Below is the data. Give it again, complete and exact.

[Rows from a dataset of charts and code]
□ □ □ □
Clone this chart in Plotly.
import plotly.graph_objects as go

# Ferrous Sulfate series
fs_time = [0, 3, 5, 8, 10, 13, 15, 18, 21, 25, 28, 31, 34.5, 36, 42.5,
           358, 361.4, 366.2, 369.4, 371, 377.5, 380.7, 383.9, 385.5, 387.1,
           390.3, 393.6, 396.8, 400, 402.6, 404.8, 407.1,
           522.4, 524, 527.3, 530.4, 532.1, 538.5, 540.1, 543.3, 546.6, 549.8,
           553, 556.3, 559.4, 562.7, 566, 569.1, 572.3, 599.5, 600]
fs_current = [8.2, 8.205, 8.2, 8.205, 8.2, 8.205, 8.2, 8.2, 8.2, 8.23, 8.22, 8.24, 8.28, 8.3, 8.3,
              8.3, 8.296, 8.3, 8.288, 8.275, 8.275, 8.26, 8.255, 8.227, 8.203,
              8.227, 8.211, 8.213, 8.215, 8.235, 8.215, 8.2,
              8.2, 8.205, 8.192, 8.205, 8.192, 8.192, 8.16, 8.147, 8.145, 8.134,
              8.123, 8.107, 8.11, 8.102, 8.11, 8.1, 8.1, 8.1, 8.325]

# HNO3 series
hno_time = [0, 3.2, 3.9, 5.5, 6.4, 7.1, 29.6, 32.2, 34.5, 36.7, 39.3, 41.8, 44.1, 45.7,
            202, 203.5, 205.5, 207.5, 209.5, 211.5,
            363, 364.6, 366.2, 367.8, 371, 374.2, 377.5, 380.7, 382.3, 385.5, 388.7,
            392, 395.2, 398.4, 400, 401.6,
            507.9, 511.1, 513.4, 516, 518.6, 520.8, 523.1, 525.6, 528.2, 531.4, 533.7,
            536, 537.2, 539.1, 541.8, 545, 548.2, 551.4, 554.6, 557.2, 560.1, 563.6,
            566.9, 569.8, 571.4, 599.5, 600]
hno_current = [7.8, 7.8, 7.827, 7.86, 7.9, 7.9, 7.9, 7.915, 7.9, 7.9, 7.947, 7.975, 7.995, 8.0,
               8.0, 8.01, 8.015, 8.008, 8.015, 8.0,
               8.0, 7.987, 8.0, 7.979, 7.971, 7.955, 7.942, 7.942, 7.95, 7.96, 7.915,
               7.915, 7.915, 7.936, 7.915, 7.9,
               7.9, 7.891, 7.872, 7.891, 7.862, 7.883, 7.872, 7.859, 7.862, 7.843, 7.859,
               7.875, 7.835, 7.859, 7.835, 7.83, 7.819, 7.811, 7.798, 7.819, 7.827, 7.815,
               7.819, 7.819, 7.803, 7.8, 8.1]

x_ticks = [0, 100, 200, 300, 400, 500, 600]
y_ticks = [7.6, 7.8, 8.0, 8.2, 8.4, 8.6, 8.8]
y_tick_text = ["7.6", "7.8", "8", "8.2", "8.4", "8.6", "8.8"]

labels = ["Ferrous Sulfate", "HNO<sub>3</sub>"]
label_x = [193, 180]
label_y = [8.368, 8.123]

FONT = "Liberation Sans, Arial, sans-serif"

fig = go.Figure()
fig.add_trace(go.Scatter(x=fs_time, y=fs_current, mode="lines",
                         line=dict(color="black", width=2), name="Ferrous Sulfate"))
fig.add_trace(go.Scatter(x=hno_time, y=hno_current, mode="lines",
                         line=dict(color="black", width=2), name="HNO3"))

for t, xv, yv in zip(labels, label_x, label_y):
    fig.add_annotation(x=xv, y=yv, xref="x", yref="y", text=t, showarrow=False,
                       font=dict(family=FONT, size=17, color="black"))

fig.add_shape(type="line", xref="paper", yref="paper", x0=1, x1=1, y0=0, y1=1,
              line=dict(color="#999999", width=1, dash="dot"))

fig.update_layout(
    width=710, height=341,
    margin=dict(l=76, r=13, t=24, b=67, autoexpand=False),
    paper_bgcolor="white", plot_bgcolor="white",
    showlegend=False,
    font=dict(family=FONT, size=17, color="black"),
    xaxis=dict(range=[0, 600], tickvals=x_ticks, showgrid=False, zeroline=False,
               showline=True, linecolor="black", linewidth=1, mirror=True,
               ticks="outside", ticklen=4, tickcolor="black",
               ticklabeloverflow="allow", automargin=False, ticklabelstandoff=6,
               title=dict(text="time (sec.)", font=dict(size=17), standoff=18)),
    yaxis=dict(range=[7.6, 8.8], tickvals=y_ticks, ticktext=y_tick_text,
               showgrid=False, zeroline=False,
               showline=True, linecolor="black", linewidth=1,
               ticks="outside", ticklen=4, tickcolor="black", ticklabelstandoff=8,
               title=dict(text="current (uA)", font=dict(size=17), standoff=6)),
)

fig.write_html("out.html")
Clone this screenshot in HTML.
□ □ □ □
Full response>
Clone this chart in Plotly.
import plotly.graph_objects as go

# Ferrous Sulfate series
fs_time = [0, 3, 5, 8, 10, 13, 15, 18, 21, 25, 28, 31, 34.5, 36, 42.5,
           358, 361.4, 366.2, 369.4, 371, 377.5, 380.7, 383.9, 385.5, 387.1,
           390.3, 393.6, 396.8, 400, 402.6, 404.8, 407.1,
           522.4, 524, 527.3, 530.4, 532.1, 538.5, 540.1, 543.3, 546.6, 549.8,
           553, 556.3, 559.4, 562.7, 566, 569.1, 572.3, 599.5, 600]
fs_current = [8.2, 8.205, 8.2, 8.205, 8.2, 8.205, 8.2, 8.2, 8.2, 8.23, 8.22, 8.24, 8.28, 8.3, 8.3,
              8.3, 8.296, 8.3, 8.288, 8.275, 8.275, 8.26, 8.255, 8.227, 8.203,
              8.227, 8.211, 8.213, 8.215, 8.235, 8.215, 8.2,
              8.2, 8.205, 8.192, 8.205, 8.192, 8.192, 8.16, 8.147, 8.145, 8.134,
              8.123, 8.107, 8.11, 8.102, 8.11, 8.1, 8.1, 8.1, 8.325]

# HNO3 series
hno_time = [0, 3.2, 3.9, 5.5, 6.4, 7.1, 29.6, 32.2, 34.5, 36.7, 39.3, 41.8, 44.1, 45.7,
            202, 203.5, 205.5, 207.5, 209.5, 211.5,
            363, 364.6, 366.2, 367.8, 371, 374.2, 377.5, 380.7, 382.3, 385.5, 388.7,
            392, 395.2, 398.4, 400, 401.6,
            507.9, 511.1, 513.4, 516, 518.6, 520.8, 523.1, 525.6, 528.2, 531.4, 533.7,
            536, 537.2, 539.1, 541.8, 545, 548.2, 551.4, 554.6, 557.2, 560.1, 563.6,
            566.9, 569.8, 571.4, 599.5, 600]
hno_current = [7.8, 7.8, 7.827, 7.86, 7.9, 7.9, 7.9, 7.915, 7.9, 7.9, 7.947, 7.975, 7.995, 8.0,
               8.0, 8.01, 8.015, 8.008, 8.015, 8.0,
               8.0, 7.987, 8.0, 7.979, 7.971, 7.955, 7.942, 7.942, 7.95, 7.96, 7.915,
               7.915, 7.915, 7.936, 7.915, 7.9,
               7.9, 7.891, 7.872, 7.891, 7.862, 7.883, 7.872, 7.859, 7.862, 7.843, 7.859,
               7.875, 7.835, 7.859, 7.835, 7.83, 7.819, 7.811, 7.798, 7.819, 7.827, 7.815,
               7.819, 7.819, 7.803, 7.8, 8.1]

x_ticks = [0, 100, 200, 300, 400, 500, 600]
y_ticks = [7.6, 7.8, 8.0, 8.2, 8.4, 8.6, 8.8]
y_tick_text = ["7.6", "7.8", "8", "8.2", "8.4", "8.6", "8.8"]

labels = ["Ferrous Sulfate", "HNO<sub>3</sub>"]
label_x = [193, 180]
label_y = [8.368, 8.123]

FONT = "Liberation Sans, Arial, sans-serif"

fig = go.Figure()
fig.add_trace(go.Scatter(x=fs_time, y=fs_current, mode="lines",
                         line=dict(color="black", width=2), name="Ferrous Sulfate"))
fig.add_trace(go.Scatter(x=hno_time, y=hno_current, mode="lines",
                         line=dict(color="black", width=2), name="HNO3"))

for t, xv, yv in zip(labels, label_x, label_y):
    fig.add_annotation(x=xv, y=yv, xref="x", yref="y", text=t, showarrow=False,
                       font=dict(family=FONT, size=17, color="black"))

fig.add_shape(type="line", xref="paper", yref="paper", x0=1, x1=1, y0=0, y1=1,
              line=dict(color="#999999", width=1, dash="dot"))

fig.update_layout(
    width=710, height=341,
    margin=dict(l=76, r=13, t=24, b=67, autoexpand=False),
    paper_bgcolor="white", plot_bgcolor="white",
    showlegend=False,
    font=dict(family=FONT, size=17, color="black"),
    xaxis=dict(range=[0, 600], tickvals=x_ticks, showgrid=False, zeroline=False,
               showline=True, linecolor="black", linewidth=1, mirror=True,
               ticks="outside", ticklen=4, tickcolor="black",
               ticklabeloverflow="allow", automargin=False, ticklabelstandoff=6,
               title=dict(text="time (sec.)", font=dict(size=17), standoff=18)),
    yaxis=dict(range=[7.6, 8.8], tickvals=y_ticks, ticktext=y_tick_text,
               showgrid=False, zeroline=False,
               showline=True, linecolor="black", linewidth=1,
               ticks="outside", ticklen=4, tickcolor="black", ticklabelstandoff=8,
               title=dict(text="current (uA)", font=dict(size=17), standoff=6)),
)

fig.write_html("out.html")
Clone this screenshot in HTML.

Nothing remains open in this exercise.